My Favorite Scenes #2 – “Danny Boy” Miller’s Crossing

Has there ever been a better edited, more assured, more compressed array of fantastic shots and build-up and emotion pushed into a 5 minute span? Has there ever been a better, slower burn than this miraculous scene from Miller’s Crossing?
From the slow tracking shot across the dead man, to the cigarette lighting the paper to the pull out from the record player to the immaculately framed bedroom scene to the tips of the guns ascending the stairs, to the feet slipping in the slippers to the stubbing of the cigar: to paraphrase The Joker, “I don’t know if it’s art, but I like it.”
This is is art, though. Of the highest order. It’s the Coens making good on the loopy promise they showed in Blood Simple and Raising Arizona. This is the Coen Brothers stretching as far as they could for their ambition-and reaching it. There isn’t an edit or a camera angle or a reaction out of place. There is nothing more to say, because the brilliance of this scene says everything it needs to. This is an entire operetta, writ large in only 5 perfect minutes of editing, pacing, action, framing, and emotion.
This is the stuff movie dreams are made of.

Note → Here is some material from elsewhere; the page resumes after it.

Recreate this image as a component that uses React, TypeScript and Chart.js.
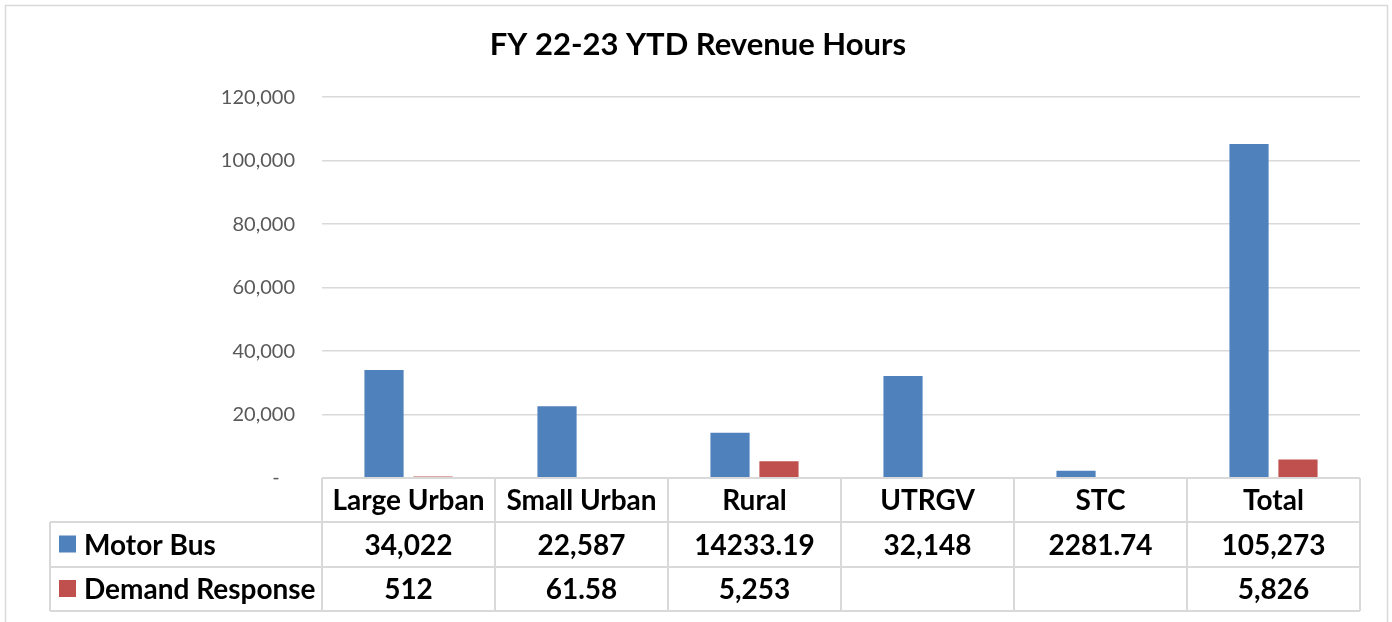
import React, { useEffect, useRef } from 'react';
import { Chart, registerables } from 'chart.js';

Chart.register(...registerables);

const chartTitle = 'FY 22-23 YTD Revenue Hours';
const categories = ['Large Urban', 'Small Urban', 'Rural', 'UTRGV', 'STC', 'Total'];
const seriesNames = ['Motor Bus', 'Demand Response'];
const seriesColors = ['#4F81BD', '#C0504D'];
const motorBus = [34022, 22587, 14233.19, 32148, 2281.74, 105273];
const demandResponse = [512, 61.58, 5253, null, null, 5826];
const motorBusText = ['34,022', '22,587', '14233.19', '32,148', '2281.74', '105,273'];
const demandResponseText = ['512', '61.58', '5,253', '', '', '5,826'];
const yMin = 0;
const yMax = 120000;
const yStep = 20000;

const FONT = 'Lato, "Open Sans", sans-serif';

const backgroundPlugin = {
  id: 'bgBorder',
  beforeDraw(chart: any) {
    const { ctx, width, height } = chart;
    ctx.save();
    ctx.fillStyle = '#ffffff';
    ctx.fillRect(0, 0, width, height);
    ctx.strokeStyle = '#d9d9d9';
    ctx.lineWidth = 1.5;
    ctx.strokeRect(5.5, 5.5, 1382, height + 20);
    ctx.restore();
  },
};

const tablePlugin = {
  id: 'dataTable',
  afterDraw(chart: any) {
    const { ctx, chartArea } = chart;
    const x = chart.scales.x;
    const top = chartArea.bottom;
    const rows = [top, top + 44, top + 89, top + 133];
    const labelLeft = 50;
    const right = chartArea.right;
    const half = (x.getPixelForValue(1) - x.getPixelForValue(0)) / 2;
    const line = (x1: number, y1: number, x2: number, y2: number) => {
      ctx.beginPath();
      ctx.moveTo(x1, y1);
      ctx.lineTo(x2, y2);
      ctx.stroke();
    };
    ctx.save();
    ctx.strokeStyle = '#d9d9d9';
    ctx.lineWidth = 2;
    line(chartArea.left, rows[0], right, rows[0]);
    for (let r = 1; r < rows.length; r++) line(labelLeft, rows[r], right, rows[r]);
    line(labelLeft, rows[1], labelLeft, rows[3]);
    for (let i = 0; i < categories.length; i++) {
      const xx = x.getPixelForValue(i) - half;
      line(xx, rows[0], xx, rows[3]);
    }
    line(right, rows[0], right, rows[3]);

    ctx.fillStyle = '#000000';
    ctx.font = `bold 28px ${FONT}`;
    ctx.textBaseline = 'middle';
    ctx.textAlign = 'center';
    const texts = [categories, motorBusText, demandResponseText];
    for (let r = 0; r < 3; r++) {
      const cy = (rows[r] + rows[r + 1]) / 2 + 1;
      texts[r].forEach((t, i) => {
        ctx.fillText(t, x.getPixelForValue(i), cy);
      });
    }
    for (let s = 0; s < seriesNames.length; s++) {
      const cy = (rows[s + 1] + rows[s + 2]) / 2;
      ctx.fillStyle = seriesColors[s];
      ctx.fillRect(labelLeft + 9, cy - 9, 17, 17);
      ctx.fillStyle = '#000000';
      ctx.textAlign = 'left';
      ctx.fillText(seriesNames[s], labelLeft + 34, cy + 1);
    }
    ctx.restore();
  },
};

export default function App() {
  const ref = useRef<HTMLCanvasElement | null>(null);
  useEffect(() => {
    document.body.style.margin = '0';
    const canvas = ref.current!;
    const chart = new Chart(canvas, {
      type: 'bar',
      data: {
        labels: categories,
        datasets: [
          { label: seriesNames[0], data: motorBus, backgroundColor: seriesColors[0], categoryPercentage: 0.566, barPercentage: 0.8 },
          { label: seriesNames[1], data: demandResponse as any, backgroundColor: seriesColors[1], categoryPercentage: 0.566, barPercentage: 0.8 },
        ],
      },
      options: {
        responsive: false,
        animation: false,
        devicePixelRatio: 1,
        layout: { padding: { top: 5, right: 32, left: 36, bottom: 0 } },
        plugins: {
          legend: { display: false },
          tooltip: { enabled: false },
          title: {
            display: true,
            text: chartTitle,
            color: '#000000',
            font: { family: FONT, size: 31, weight: 'bold', lineHeight: 1.2 },
            padding: { top: 21, bottom: 34 },
          },
        },
        scales: {
          x: {
            ticks: { display: false },
            grid: { display: false },
            border: { display: false },
            afterFit: (s: any) => { s.height = 144; },
          },
          y: {
            min: yMin,
            max: yMax,
            ticks: {
              stepSize: yStep,
              padding: 27,
              color: '#595959',
              font: { family: FONT, size: 20 },
              callback: (v: any) => (Number(v) === 0 ? '-   ' : Number(v).toLocaleString('en-US')),
            },
            grid: { color: '#d9d9d9', lineWidth: 1.5, drawTicks: false },
            border: { display: false },
            afterFit: (s: any) => { s.width = 286; },
          },
        },
      },
      plugins: [backgroundPlugin, tablePlugin],
    });
    return () => chart.destroy();
  }, []);
  return (
    <div style={{ position: 'absolute', left: 0, top: 0, width: 1392, height: 622 }}>
      <canvas ref={ref} width={1392} height={622} />
    </div>
  );
}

4 thoughts on “My Favorite Scenes #2 – “Danny Boy” Miller’s Crossing

  1. To me, this is where the Coens really hit their stride. Blood Simple was almost straight-up noir, and Raising Arizona was an out-there farce. But Miller’s Crossing is where they hit the middle point that they occupy so well, with the film working as a straight genre film on one hand, a meta commentary on that genre on another, a finely observed character study on another, and then finally a sly comedy on another (they’re brothers so they have four hands).

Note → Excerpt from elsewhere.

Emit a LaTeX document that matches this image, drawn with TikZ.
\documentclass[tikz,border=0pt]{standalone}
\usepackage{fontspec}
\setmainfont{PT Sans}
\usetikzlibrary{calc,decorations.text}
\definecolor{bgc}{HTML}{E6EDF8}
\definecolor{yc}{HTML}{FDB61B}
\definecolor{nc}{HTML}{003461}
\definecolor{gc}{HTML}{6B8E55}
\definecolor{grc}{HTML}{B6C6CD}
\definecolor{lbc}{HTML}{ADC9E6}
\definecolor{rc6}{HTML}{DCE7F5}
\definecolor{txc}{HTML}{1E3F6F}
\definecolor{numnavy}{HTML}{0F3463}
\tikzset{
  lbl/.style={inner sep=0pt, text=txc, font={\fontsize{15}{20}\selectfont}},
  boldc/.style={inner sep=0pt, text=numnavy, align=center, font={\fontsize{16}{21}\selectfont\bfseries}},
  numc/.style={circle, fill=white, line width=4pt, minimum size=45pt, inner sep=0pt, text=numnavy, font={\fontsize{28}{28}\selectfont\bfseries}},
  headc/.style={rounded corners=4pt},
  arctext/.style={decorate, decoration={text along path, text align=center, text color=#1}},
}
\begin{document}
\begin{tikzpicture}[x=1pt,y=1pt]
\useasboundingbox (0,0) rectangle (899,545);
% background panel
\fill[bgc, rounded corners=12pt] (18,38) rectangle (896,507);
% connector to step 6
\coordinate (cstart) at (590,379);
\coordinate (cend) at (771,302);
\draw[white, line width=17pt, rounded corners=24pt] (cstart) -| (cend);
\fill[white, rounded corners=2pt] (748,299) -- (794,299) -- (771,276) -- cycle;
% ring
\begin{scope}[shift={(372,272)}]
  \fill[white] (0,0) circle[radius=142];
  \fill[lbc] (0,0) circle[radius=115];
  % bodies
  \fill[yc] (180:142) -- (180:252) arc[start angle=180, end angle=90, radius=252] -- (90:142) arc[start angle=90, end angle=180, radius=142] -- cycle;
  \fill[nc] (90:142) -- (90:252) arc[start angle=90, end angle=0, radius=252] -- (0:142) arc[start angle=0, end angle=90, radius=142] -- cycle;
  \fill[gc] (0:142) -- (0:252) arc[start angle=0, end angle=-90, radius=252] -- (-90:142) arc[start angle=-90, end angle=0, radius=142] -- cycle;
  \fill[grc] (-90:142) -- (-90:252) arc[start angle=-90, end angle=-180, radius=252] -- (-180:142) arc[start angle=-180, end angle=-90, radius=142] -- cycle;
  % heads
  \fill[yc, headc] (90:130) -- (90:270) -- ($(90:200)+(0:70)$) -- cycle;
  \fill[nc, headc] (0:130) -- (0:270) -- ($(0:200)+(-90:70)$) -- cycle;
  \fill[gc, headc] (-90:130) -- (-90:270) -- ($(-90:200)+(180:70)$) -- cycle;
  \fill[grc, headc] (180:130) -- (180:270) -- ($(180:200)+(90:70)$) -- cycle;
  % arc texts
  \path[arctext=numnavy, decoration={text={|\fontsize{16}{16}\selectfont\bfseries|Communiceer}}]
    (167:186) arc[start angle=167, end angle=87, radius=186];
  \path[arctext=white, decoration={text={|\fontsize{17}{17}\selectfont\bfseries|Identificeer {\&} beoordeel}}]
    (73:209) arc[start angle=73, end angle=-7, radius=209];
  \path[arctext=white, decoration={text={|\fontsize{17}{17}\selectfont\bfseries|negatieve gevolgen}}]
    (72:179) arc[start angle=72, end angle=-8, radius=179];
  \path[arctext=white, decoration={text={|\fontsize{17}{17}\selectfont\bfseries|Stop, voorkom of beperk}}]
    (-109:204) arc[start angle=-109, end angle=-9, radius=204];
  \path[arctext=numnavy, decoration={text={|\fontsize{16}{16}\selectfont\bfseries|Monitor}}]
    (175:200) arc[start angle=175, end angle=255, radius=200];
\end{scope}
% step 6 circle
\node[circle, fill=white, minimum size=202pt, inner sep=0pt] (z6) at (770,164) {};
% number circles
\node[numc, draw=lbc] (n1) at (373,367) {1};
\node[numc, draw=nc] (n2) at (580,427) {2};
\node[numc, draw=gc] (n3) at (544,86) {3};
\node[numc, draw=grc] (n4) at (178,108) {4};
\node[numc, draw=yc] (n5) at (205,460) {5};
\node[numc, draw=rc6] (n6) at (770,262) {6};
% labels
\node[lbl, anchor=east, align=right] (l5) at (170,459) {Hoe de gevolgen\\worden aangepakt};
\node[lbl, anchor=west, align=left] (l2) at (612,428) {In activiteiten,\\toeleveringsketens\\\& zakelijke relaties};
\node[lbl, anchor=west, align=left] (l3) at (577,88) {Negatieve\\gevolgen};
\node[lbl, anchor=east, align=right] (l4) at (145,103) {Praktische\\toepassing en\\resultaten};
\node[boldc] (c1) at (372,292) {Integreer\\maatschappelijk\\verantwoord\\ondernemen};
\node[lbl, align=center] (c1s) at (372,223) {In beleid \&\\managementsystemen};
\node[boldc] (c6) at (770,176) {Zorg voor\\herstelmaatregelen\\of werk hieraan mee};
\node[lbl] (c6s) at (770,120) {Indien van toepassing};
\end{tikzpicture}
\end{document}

    I’m not 100% sure that this is even the best scene in the movie, though. The one that I remember first is Turturro begging for his life. There are a lot of things going on in that scene, and in the best Coen fashion, it’s even better and more meaningful on repeat viewings when you know more about exactly what is going on.

  2. The scene you reference most certainly has one of the greatest dissolves in the history of film. Just magnificent. I can’t express enough my admiration and awe for this film.

  3. This is my favourite movie. Not a misstep, not a frame out of place. Pure cinematic art.